例えば、製造場所において、調整や試験が完了した傾斜磁場コイル2、送信用高周波コイル4、及びそれらの付属部品を含むコイルアセンブリ30を出荷し、据付場所において、既に設置済みの静磁場磁石1にコイルアセンブリ30を組み込んでもよい。この方法によれば、例えば、病院等に設置済みのMRI装置について、静磁場磁石は交換せずに、傾斜磁場コイル、送信用高周波コイル、及びそれらの付属部品だけを交換するような場合でも、据え付けにかかる時間の短縮や費用の低減を実現することができる。
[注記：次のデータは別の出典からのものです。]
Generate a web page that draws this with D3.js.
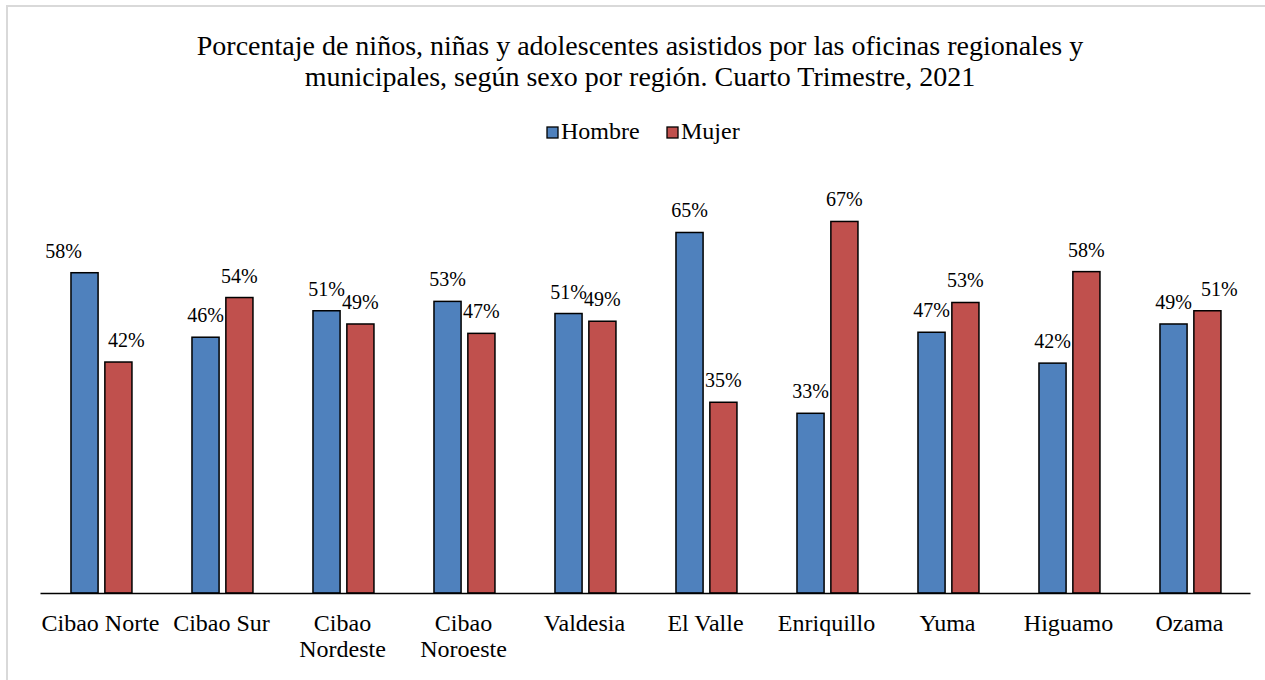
<!DOCTYPE html>
<html>
<head>
<meta charset="utf-8">
<script src="https://cdn.jsdelivr.net/npm/d3@7"></script>
<style>
  body { margin: 0; background: #fff; }
  svg { display: block; }
  text { font-family: "Liberation Serif", "Times New Roman", serif; fill: #000; }
</style>
</head>
<body>
<svg id="chart" width="1265" height="680"></svg>
<script>
// data
var regions = ["Cibao Norte", "Cibao Sur", "Cibao Nordeste", "Cibao Noroeste", "Valdesia",
  "El Valle", "Enriquillo", "Yuma", "Higuamo", "Ozama"];
var series = ["Hombre", "Mujer"];
var hombre = [0.581, 0.464, 0.512, 0.529, 0.507, 0.654, 0.326, 0.473, 0.417, 0.488];
var mujer  = [0.419, 0.536, 0.488, 0.471, 0.493, 0.346, 0.674, 0.527, 0.583, 0.512];
var colors = ["#4f81bd", "#c0504d"];

// a few labels were dragged aside in the original
var labelNudge = { "Cibao Norte|Hombre": -21, "Cibao Norte|Mujer": 8, "Ozama|Mujer": 12 };

var svg = d3.select("#chart");
var width = 1265, height = 680;

let margin = { top: 152, right: 15, bottom: 87, left: 40 };
let plotWidth = width - margin.left - margin.right;
let plotHeight = height - margin.top - margin.bottom;

// outer frame
svg.append("rect")
  .attr("x", 7).attr("y", 6)
  .attr("width", width + 10).attr("height", height + 10)
  .attr("fill", "none")
  .attr("stroke", "#d9d9d9")
  .attr("stroke-width", 2);

// title
let title = svg.append("text")
  .attr("text-anchor", "middle")
  .style("font-size", "28px");
title.append("tspan").attr("x", 640).attr("y", 55)
  .text("Porcentaje de niños, niñas y adolescentes asistidos por las oficinas regionales y");
title.append("tspan").attr("x", 640).attr("y", 86)
  .text("municipales, según sexo por región. Cuarto Trimestre, 2021");

let rows = regions.map((r, i) => ({ region: r, values: [hombre[i], mujer[i]] }));

let x0 = d3.scaleBand()
  .domain(regions)
  .range([0, plotWidth]);

let x1 = d3.scaleBand()
  .domain(series)
  .range([x0.bandwidth() * 0.256, x0.bandwidth() * 0.76])
  .paddingInner(0.2);

let y = d3.scaleLinear()
  .domain([0, 0.8])
  .range([plotHeight, 0]);

let color = d3.scaleOrdinal().domain(series).range(colors);

let plot = svg.append("g")
  .attr("transform", "translate(" + margin.left + "," + margin.top + ")");

let groups = plot.selectAll("g.group")
  .data(rows)
  .enter().append("g")
  .attr("class", "group")
  .attr("transform", d => "translate(" + x0(d.region) + ",0)");

let cells = groups.selectAll("g.cell")
  .data(d => d.values.map((v, j) => ({ region: d.region, key: series[j], value: v })))
  .enter().append("g")
  .attr("class", "cell");

cells.append("rect")
  .attr("x", d => x1(d.key))
  .attr("y", d => y(d.value))
  .attr("width", x1.bandwidth())
  .attr("height", d => plotHeight - y(d.value))
  .attr("fill", d => color(d.key))
  .attr("stroke", "#000")
  .attr("stroke-width", 1.5);

cells.append("text")
  .attr("x", d => x1(d.key) + x1.bandwidth() / 2 + (labelNudge[d.region + "|" + d.key] || 0))
  .attr("y", d => y(d.value) - 15)
  .attr("text-anchor", "middle")
  .style("font-size", "20px")
  .text(d => d3.format(".0%")(d.value));

// x axis: just the base line and wrapped labels
let xAxis = d3.axisBottom(x0).tickSize(0).tickPadding(0);
let xGroup = plot.append("g")
  .attr("transform", "translate(0," + plotHeight + ")")
  .call(xAxis);
xGroup.select(".domain").attr("stroke", "#000").attr("stroke-width", 1.5);
xGroup.selectAll(".tick text")
  .style("font-size", "24px")
  .style("font-family", '"Liberation Serif", "Times New Roman", serif')
  .attr("fill", "#000")
  .each(function(d) {
    let t = d3.select(this);
    t.text(null);
    let lines = (d.startsWith("Cibao ") && d !== "Cibao Norte" && d !== "Cibao Sur")
      ? d.split(" ") : [d];
    lines.forEach((ln, k) => {
      t.append("tspan").attr("x", 0).attr("y", 38 + k * 26).attr("dy", 0).text(ln);
    });
  });

// legend
let legend = svg.append("g").attr("transform", "translate(547,127)");
let li = legend.selectAll("g")
  .data(series)
  .enter().append("g")
  .attr("transform", (d, i) => "translate(" + (i * 120) + ",0)");
li.append("rect")
  .attr("width", 11).attr("height", 11)
  .attr("fill", d => color(d))
  .attr("stroke", "#000")
  .attr("stroke-width", 1.3);
li.append("text")
  .attr("x", 14).attr("y", 12)
  .style("font-size", "24px")
  .text(d => d);
</script>
</body>
</html>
また、上述した第1及び第2の実施形態では、傾斜磁場コイル2及び送信用高周波コイル4だけでなく、傾斜磁場コイル2に接続される部品18、及び、送信用高周波コイル4に接続される部品19、傾斜磁場コイル2と傾斜磁場コイル2に接続される部品18とを接続するケーブル20、及び、送信用高周波コイル4と送信用高周波コイル4に接続される部品19とを接続するケーブル21も支持部材17に固定される場合の例を説明したが、実施形態はこれに限られない。
例えば、各部品及び各ケーブルは、必ずしも支持部材17に固定されなくてもよい。また、例えば、傾斜磁場コイル2及び送信用高周波コイル4に加えて、各部品が支持部材17に固定される場合でも、各ケーブルは、必ずしも支持部材17に固定されなくてもよい。すなわち、支持部材17には、少なくとも、傾斜磁場コイル2及び送信用高周波コイル4が固定されていればよい。
以上説明した少なくとも1つの実施形態によれば、据え付けにかかる時間を短縮することができる磁気共鳴イメージング装置、コイルアセンブリ、及び磁気共鳴イメージング装置の据付方法を提供することができる。
本発明のいくつかの実施形態を説明したが、これらの実施形態は、例として提示したものであり、発明の範囲を限定することは意図していない。これら実施形態は、その他の様々な形態で実施されることが可能であり、発明の要旨を逸脱しない範囲で、種々の省略、置き換え、変更を行うことができる。これら実施形態やその変形は、発明の範囲や要旨に含まれると同様に、特許請求の範囲に記載された発明とその均等の範囲に含まれるものである。